__What you should do__
Exactly how many lines have the word "seaborn"? Answer with the bare number.

__Dataset content__
——————————

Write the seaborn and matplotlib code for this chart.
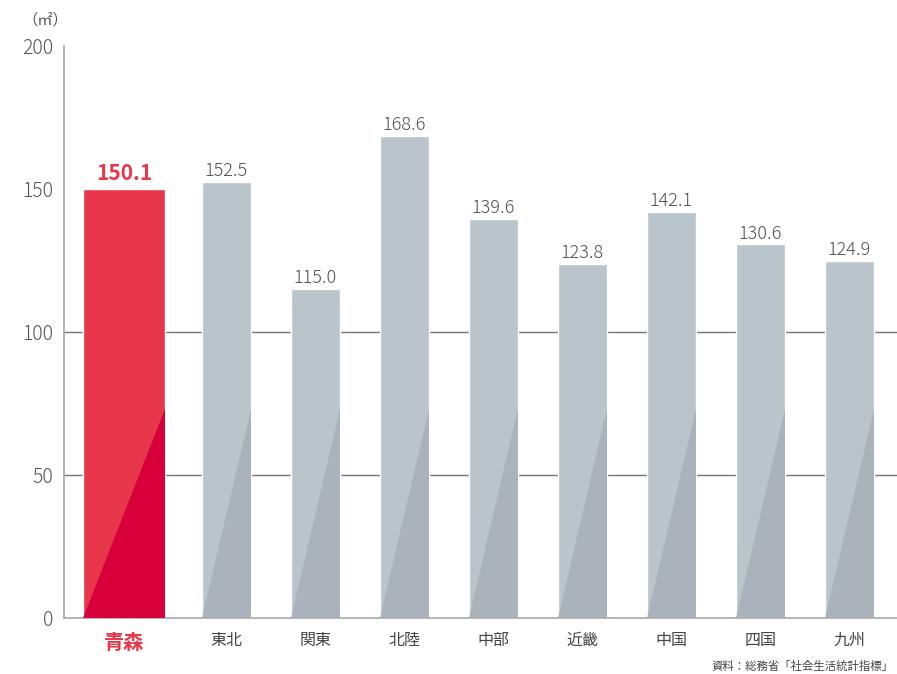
import numpy as np
import pandas as pd
import seaborn as sns
import matplotlib.pyplot as plt

# ----------------------------------------------------------
# data
# ----------------------------------------------------------
regions = ["青森", "東北", "関東", "北陸", "中部", "近畿", "中国", "四国", "九州"]
areas = [150.1, 152.5, 115.0, 168.6, 139.6, 123.8, 142.1, 130.6, 124.9]
yticks = [0, 50, 100, 150, 200]
source_note = "資料：総務省「社会生活統計指標」"
unit_label = "（㎡）"

RED, RED_DARK = "#e8374a", "#d7003a"
GREY, GREY_DARK = "#b9c4cb", "#aab3bb"
SHADE_TOP = 73  # height where the diagonal shading meets the right edge

# first bar is wider and set apart a bit
pos = np.r_[0, np.arange(1, len(regions)) + 0.15]
df = pd.DataFrame({"pos": pos, "region": regions, "area": areas})

sns.set_theme(style="white")
plt.rcParams["font.family"] = ["Noto Sans CJK JP", "DejaVu Sans"]

fig = plt.figure(figsize=(8.97, 6.74), dpi=100)
ax = fig.add_axes([64 / 897, 1 - 618 / 674, 1 - 64 / 897, (618 - 46) / 674])

for y in [50, 100]:
    ax.axhline(y, color="#777777", lw=1.0, zorder=0)

sns.barplot(data=df, x="pos", y="area", native_scale=True, width=0.55,
            color=GREY, saturation=1, ax=ax, zorder=2)

# widen the first (Aomori) bar
p0 = ax.patches[0]
cx = p0.get_x() + p0.get_width() / 2
p0.set_width(0.92)
p0.set_x(cx - 0.46)
p0.set_facecolor(RED)

for i, p in enumerate(ax.patches):
    x0, w = p.get_x(), p.get_width()
    dark = RED_DARK if i == 0 else GREY_DARK
    ax.fill([x0, x0 + w, x0 + w], [0, 0, SHADE_TOP], color=dark, lw=0, zorder=3)
    val = areas[i]
    if i == 0:
        ax.text(x0 + w / 2, val + 1.5, f"{val:.1f}", ha="center", va="bottom",
                fontsize=15, fontweight="bold", color=RED)
    else:
        ax.text(x0 + w / 2, val + 0.6, f"{val:.1f}", ha="center", va="bottom",
                fontsize=13, fontweight="light", color="#505050")

ax.set_xlim(-0.674, 8.685)
ax.set_ylim(0, 200)
ax.set_yticks(yticks)
ax.set_yticklabels([str(t) for t in yticks], fontsize=14, fontweight="light",
                   color="#555555")
ax.set_xticks(pos)
ax.set_xticklabels(regions, fontsize=11.5, color="#444444")
lbl0 = ax.get_xticklabels()[0]
lbl0.set_color(RED)
lbl0.set_fontsize(14.5)
lbl0.set_fontweight("bold")
ax.tick_params(axis="x", length=0, pad=10)
ax.tick_params(axis="y", length=0, pad=8)
ax.set_xlabel("")
ax.set_ylabel("")

for s in ["top", "right"]:
    ax.spines[s].set_visible(False)
ax.spines["left"].set_color("#a8a8a8")
ax.spines["bottom"].set_color("#a8a8a8")
ax.spines["left"].set_linewidth(1.2)
ax.spines["bottom"].set_linewidth(1.2)

fig.text(45 / 897, 1 - 20 / 674, unit_label, ha="center", va="center",
         fontsize=11, color="#555555")
fig.text(893 / 897, 1 - 666 / 674, source_note, ha="right", va="center",
         fontsize=8.2, color="#444444")

fig.savefig("out.png", dpi=100)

——————————

__Answer to this task__
2